WASHINGTON --- Home construction in the United States is all but coming to a halt.
Americans are on track to buy fewer new homes than in any year since the government began keeping data almost a half-century ago. Sales are now just half the pace of 1963 -- even though there are 120 million more people in the United States now.
The sliding sales show just how far the housing market has fallen since the bubble burst four years ago.
Diminished sales have driven the median price of a new home to about $202,000, the lowest since 2003. If the trend continues, analysts say, small homebuilders will fold, meaning less competition as the market improves and higher prices later.
"The longer it goes on, the more builders will drift away from the industry altogether," said Paul Ashworth, the chief U.S. economist of Capital Economics.
Ashworth noted that a surge in foreclosures is forcing down prices for previously occupied homes even faster than they're falling for new homes. As a result, new homes are less attractive to buyers.
"That's not going to change for at least another year or two," he said. "Under these conditions, you can't really see homebuilders willing to ramp up, and that's bad for buyers."
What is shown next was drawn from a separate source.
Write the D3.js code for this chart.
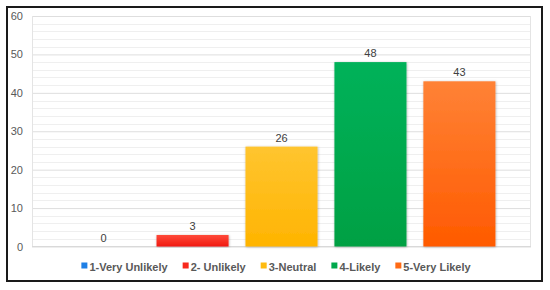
<!DOCTYPE html>
<html><head><meta charset="utf-8">
<script src="https://cdn.jsdelivr.net/npm/d3@7"></script>
<style>body{margin:0;background:#fff}svg{display:block;font-family:"Liberation Sans",Arial,sans-serif}</style>
</head><body><svg id="c" width="550" height="290"></svg>
<script>
const categories = ["1-Very Unlikely","2- Unlikely","3-Neutral","4-Likely","5-Very Likely"];
const values = [0,3,26,48,43];
const yTicks = [0,10,20,30,40,50,60];
const colorsTop = ["#3a90ee","#ff4a3a","#ffc530","#00b25a","#ff8236"];
const colorsBottom = ["#1e7fe6","#f01a10","#ffb400","#00a043","#ff5a00"];
const legendColors = ["#1e7fe6","#f8281c","#ffbb10","#00a84c","#ff6a14"];

const svg = d3.select("#c");
svg.append("rect").attr("x",7).attr("y",7).attr("width",535).attr("height",274)
  .attr("fill","#fff").attr("stroke","#1a1a1a").attr("stroke-width",2);

const L=32,R=531,T=16,B=246.5;
const x = d3.scaleBand().domain(categories).range([L,R]).paddingInner(0.19).paddingOuter(0.4);
const y = d3.scaleLinear().domain([0,60]).range([B,T]);

const defs = svg.append("defs");
categories.forEach((c,i)=>{
  const g = defs.append("linearGradient").attr("id","g"+i).attr("x1",0).attr("y1",0).attr("x2",0).attr("y2",1);
  g.append("stop").attr("offset","0%").attr("stop-color",colorsTop[i]);
  g.append("stop").attr("offset","100%").attr("stop-color",colorsBottom[i]);
});
const f = defs.append("filter").attr("id","sh").attr("x","-10%").attr("y","-10%").attr("width","120%").attr("height","120%");
f.append("feDropShadow").attr("dx",0.5).attr("dy",0.5).attr("stdDeviation",0.8).attr("flood-color","#000").attr("flood-opacity",0.3);

// minor grid
const minor = d3.range(0,61,2).filter(v=>v%10!==0);
svg.append("g").selectAll("line").data(minor).join("line")
  .attr("x1",L).attr("x2",R).attr("y1",d=>Math.round(y(d))+0.5).attr("y2",d=>Math.round(y(d))+0.5)
  .attr("stroke","#efefef").attr("stroke-width",1);
// major grid via axis
const ax = svg.append("g").attr("transform",`translate(${L},0)`)
  .call(d3.axisLeft(y).tickValues(yTicks).tickSize(-(R-L)).tickPadding(9));
ax.select(".domain").remove();
ax.selectAll(".tick line").attr("stroke","#dedede");
ax.selectAll(".tick text").attr("fill","#595959").attr("font-size","11px").attr("font-family","Liberation Sans, Arial, sans-serif");
// vertical frame lines
svg.append("line").attr("x1",L+0.5).attr("x2",L+0.5).attr("y1",T).attr("y2",B).attr("stroke","#e4e4e4");
svg.append("line").attr("x1",R-0.5).attr("x2",R-0.5).attr("y1",T).attr("y2",B).attr("stroke","#e4e4e4");
svg.append("line").attr("x1",L).attr("x2",R).attr("y1",B).attr("y2",B).attr("stroke","#d9d9d9");

// bars
svg.append("g").selectAll("rect").data(values).join("rect")
  .attr("x",(d,i)=>x(categories[i])).attr("width",x.bandwidth())
  .attr("y",d=>y(d)).attr("height",d=>B-y(d))
  .attr("fill",(d,i)=>`url(#g${i})`).attr("filter","url(#sh)");

// labels
svg.append("g").selectAll("text").data(values).join("text")
  .attr("x",(d,i)=>x(categories[i])+x.bandwidth()/2).attr("y",d=>y(d)-5)
  .attr("text-anchor","middle").attr("fill","#404040").attr("font-size","11px").text(d=>d);

// legend
const lg = svg.append("g");
const gap = 15, sq = 6;
let tmp = lg.selectAll("text").data(categories).join("text")
  .attr("font-size","11px").attr("font-weight","bold").attr("fill","#595959").text(d=>d);
const widths = [];
tmp.each(function(){widths.push(this.getComputedTextLength());});
const total = d3.sum(widths) + categories.length*(sq+2) + (categories.length-1)*gap;
let cx = 276 - total/2;
const ly = 270.5;
categories.forEach((c,i)=>{
  lg.append("rect").attr("x",cx).attr("y",ly-8).attr("width",sq).attr("height",sq).attr("fill",legendColors[i]);
  tmp.filter((d,j)=>j===i).attr("x",cx+sq+2).attr("y",ly);
  cx += sq+2+widths[i]+gap;
});
</script></body></html>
Sales of new homes plunged in February to an annual rate of 250,000, the Commerce Department said Wednesday. It was the third consecutive monthly drop. The pace is far below the pace economists say is healthy, about 700,000 a year.
Last year, 323,000 new homes were sold -- the worst year on record and the fifth year in a row of declines. Economists don't expect this year to be any better and say it could take two years or more before sales return to a healthy pace.
New homes have accounted for just 5 percent of sales so far this year. They typically represent closer to 15 percent. There were just 183,000 new homes available for sale in February, the smallest supply in four decades.
The median price of a new home is now 30 percent higher than that of a resold home, twice the typical markup in a healthy economy.
Builders have responded by scaling back. In February, they broke ground on only about 40 percent of the homes they typically do in normal markets.
That decline is weighing down the construction industry, which in the past has fueled economic recoveries. It's also slowing the broader economy. Each new home creates an average of three jobs for a year and $90,000 in taxes, according to the National Association of Home Builders.